49

50

51

52

In the next panel ([47]), which is the disembarkation, the horses are again insisted upon, and one curious point which I would remark, the un-stepping of the mast. There are not a few descriptions in the later Dark Ages and the early Middle Ages which lead us to believe that the mast of their small craft was not fixed: for instance, the Danes going up river above London Bridge. Let me repeat again, at the risk of tedium, that the episode of the disembarkation of horses, which the men of the time seem to have been particularly struck by, makes the Tapestry follow Wace.

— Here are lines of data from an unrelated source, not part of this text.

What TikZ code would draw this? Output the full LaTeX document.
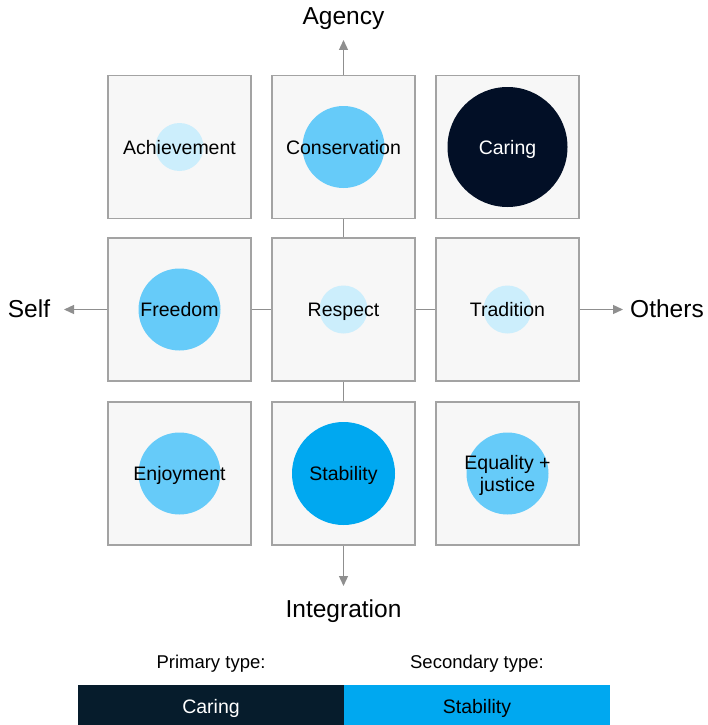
\documentclass[tikz,border=0pt]{standalone}
\usepackage{fontspec}
\setmainfont{Liberation Sans}
\usetikzlibrary{arrows.meta}
\definecolor{boxfill}{HTML}{F7F7F7}
\definecolor{boxline}{HTML}{A3A3A3}
\definecolor{axisgray}{HTML}{8F8F8F}
\definecolor{palecircle}{HTML}{CCEEFC}
\definecolor{midcircle}{HTML}{66CBF9}
\definecolor{strongcircle}{HTML}{00A8F0}
\definecolor{navy}{HTML}{020F26}
\definecolor{legendnavy}{HTML}{061C2C}
\begin{document}
\begin{tikzpicture}[x=1pt,y=-1pt,
  cell/.style={draw=boxline,fill=boxfill,minimum size=143pt,inner sep=0pt,line width=1.3pt},
  lbl/.style={font=\fontsize{19.5}{22}\selectfont,inner sep=0pt,text height=14pt,text depth=0pt},
  axislbl/.style={font=\fontsize{24.5}{28}\selectfont,anchor=base,inner sep=0pt},
  keylbl/.style={font=\fontsize{18.5}{20}\selectfont,anchor=base,inner sep=0pt},
  axis/.style={draw=axisgray,line width=1.3pt},
  tip/.style={-{Triangle[length=10pt,width=9pt]}},
  bar/.style={minimum width=266pt,minimum height=40pt,inner sep=0pt},
  bartxt/.style={font=\fontsize{19.5}{22}\selectfont,anchor=base,inner sep=0pt}]
\useasboundingbox (0,0) rectangle (708,725);
\pgfmathsetmacro{\colA}{179.5}
\pgfmathsetmacro{\colB}{343.5}
\pgfmathsetmacro{\colC}{507.5}
\pgfmathsetmacro{\rowA}{147}
\pgfmathsetmacro{\rowB}{309.5}
\pgfmathsetmacro{\rowC}{473.5}
% boxes
\node[cell] (achv) at (\colA,\rowA) {};
\node[cell] (cons) at (\colB,\rowA) {};
\node[cell] (care) at (\colC,\rowA) {};
\node[cell] (free) at (\colA,\rowB) {};
\node[cell] (resp) at (\colB,\rowB) {};
\node[cell] (trad) at (\colC,\rowB) {};
\node[cell] (enjo) at (\colA,\rowC) {};
\node[cell] (stab) at (\colB,\rowC) {};
\node[cell] (equa) at (\colC,\rowC) {};
% circles
\fill[palecircle] (achv.center) circle (24);
\fill[midcircle] (cons.center) circle (41);
\fill[navy] (care.center) circle (60);
\fill[midcircle] (free.center) circle (41);
\fill[palecircle] (resp.center) circle (24);
\fill[palecircle] (trad.center) circle (24);
\fill[midcircle] (enjo.center) circle (41);
\fill[strongcircle] (stab.center) circle (51.5);
\fill[midcircle] (equa.center) circle (41);
% texts
\node[lbl] (achvtxt) at (achv.center) {Achievement};
\node[lbl] (constxt) at (cons.center) {Conservation};
\node[lbl,text=white] (caretxt) at (care.center) {Caring};
\node[lbl] (freetxt) at (free.center) {Freedom};
\node[lbl] (resptxt) at (resp.center) {Respect};
\node[lbl] (tradtxt) at (trad.center) {Tradition};
\node[lbl] (enjotxt) at (enjo.center) {Enjoyment};
\node[lbl] (stabtxt) at (stab.center) {Stability};
\node[lbl,text height=,text depth=,align=center] (equatxt) at (\colC,\rowC+1.5) {Equality +\\justice};
% axes
\draw[axis] (cons.south) -- (resp.north);
\draw[axis] (resp.south) -- (stab.north);
\draw[axis] (free.east) -- (resp.west);
\draw[axis] (resp.east) -- (trad.west);
\coordinate (uptip) at (\colB,40);
\coordinate (downtip) at (\colB,586);
\coordinate (lefttip) at (64,\rowB);
\coordinate (righttip) at (623,\rowB);
\draw[axis,tip] (cons.north) -- (uptip);
\draw[axis,tip] (stab.south) -- (downtip);
\draw[axis,tip] (free.west) -- (lefttip);
\draw[axis,tip] (trad.east) -- (righttip);
\node[axislbl] (agency) at (\colB,25) {Agency};
\node[axislbl] (integ) at (\colB,617) {Integration};
\node[axislbl] (self) at (29,317) {Self};
\node[axislbl] (others) at (667,317) {Others};
% legend
\node[keylbl] (primlbl) at (211,668) {Primary type:};
\node[keylbl] (secolbl) at (477,668) {Secondary type:};
\node[bar,fill=legendnavy] (primbar) at (211,705) {};
\node[bar,fill=strongcircle] (secobar) at (477,705) {};
\node[bartxt,text=white] (primtxt) at (211,713) {Caring};
\node[bartxt] (secotxt) at (477,713) {Stability};
\end{tikzpicture}
\end{document}
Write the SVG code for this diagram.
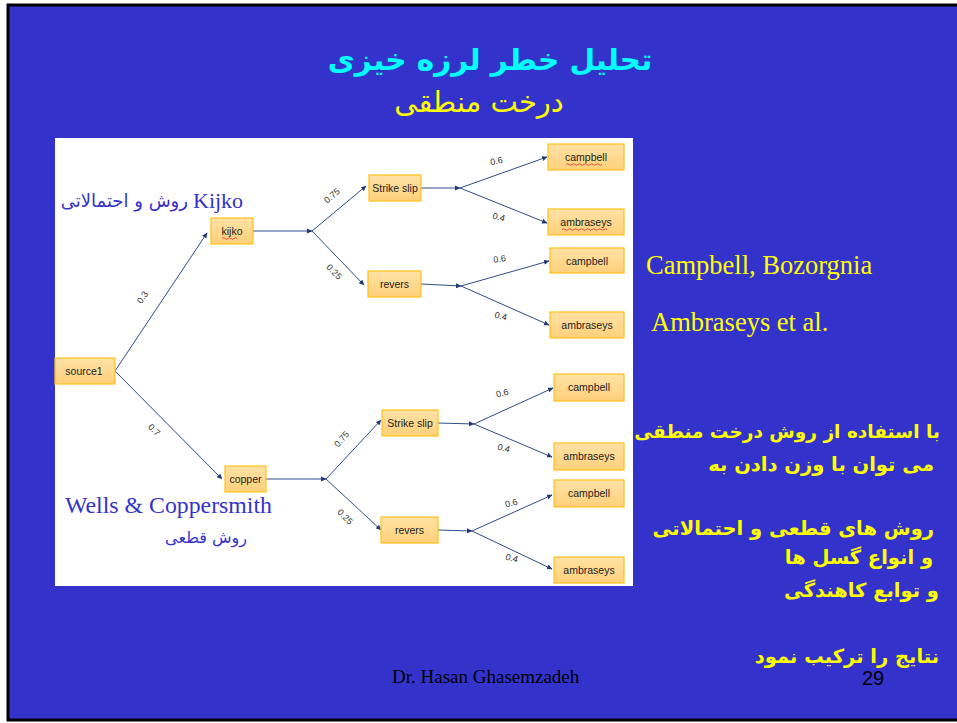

Once landed, the army in the next panel ([48]) fully accoutred—or rather patrols of it—rides out to forage, and you get as a sequel (in [49]) the raiding of houses, the slaughtering of cattle and of sheep, the commandeering of horses; and next again (in [50]) you have the preparing of a meal, and it is to be remarked how minute are the details here compared with the vagueness of detail in the building of the ships. Look, for instance, at the little stove of charcoal on which one of the cooks is preparing the meat, and the spits with their roasted pieces, and see how the draughtsman—whoever he was—knew more of courts than of artisans. And the feast itself, which follows, is interesting as showing a table laid out in continuity with classic custom, served from the inside of its horse-shoe or oblong. In the inscription, though hardly to be discerned upon the Tapestry, we have the benediction of the meats by the bishop—and the bishop should mean Odo. But we have, I believe, no MSS. authority for that little incident at all. The bishop is probably brought in here for the purpose of the next scene, where he sits with his brother, Duke William, and with his other brother, Robert, making council. The symbolism of the three figures is obvious; the portraiture of William reappears, the unarmed priest upon the left, the vassal brother upon the right making ready to draw the sword. In the next panel ([52]) there is given the throwing up of earthworks for a fortified camp at Hastings (the spade is half warfare), and here notice the figure of Robert of Eu, for it exactly follows the account of Wace. The figure holds the lance, and in command of the building of the camp is the man whom the Roman de Rou speaks of as commanding the same work.

With this panel the preliminaries of the action may be said to end, and the advance towards the battle itself to begin. There are two incidents in the next panel introducing that advance: one in which a messenger from Harold reaches William (whose portrait is again clearly marked), another in which the act of war begins with the burning of a house.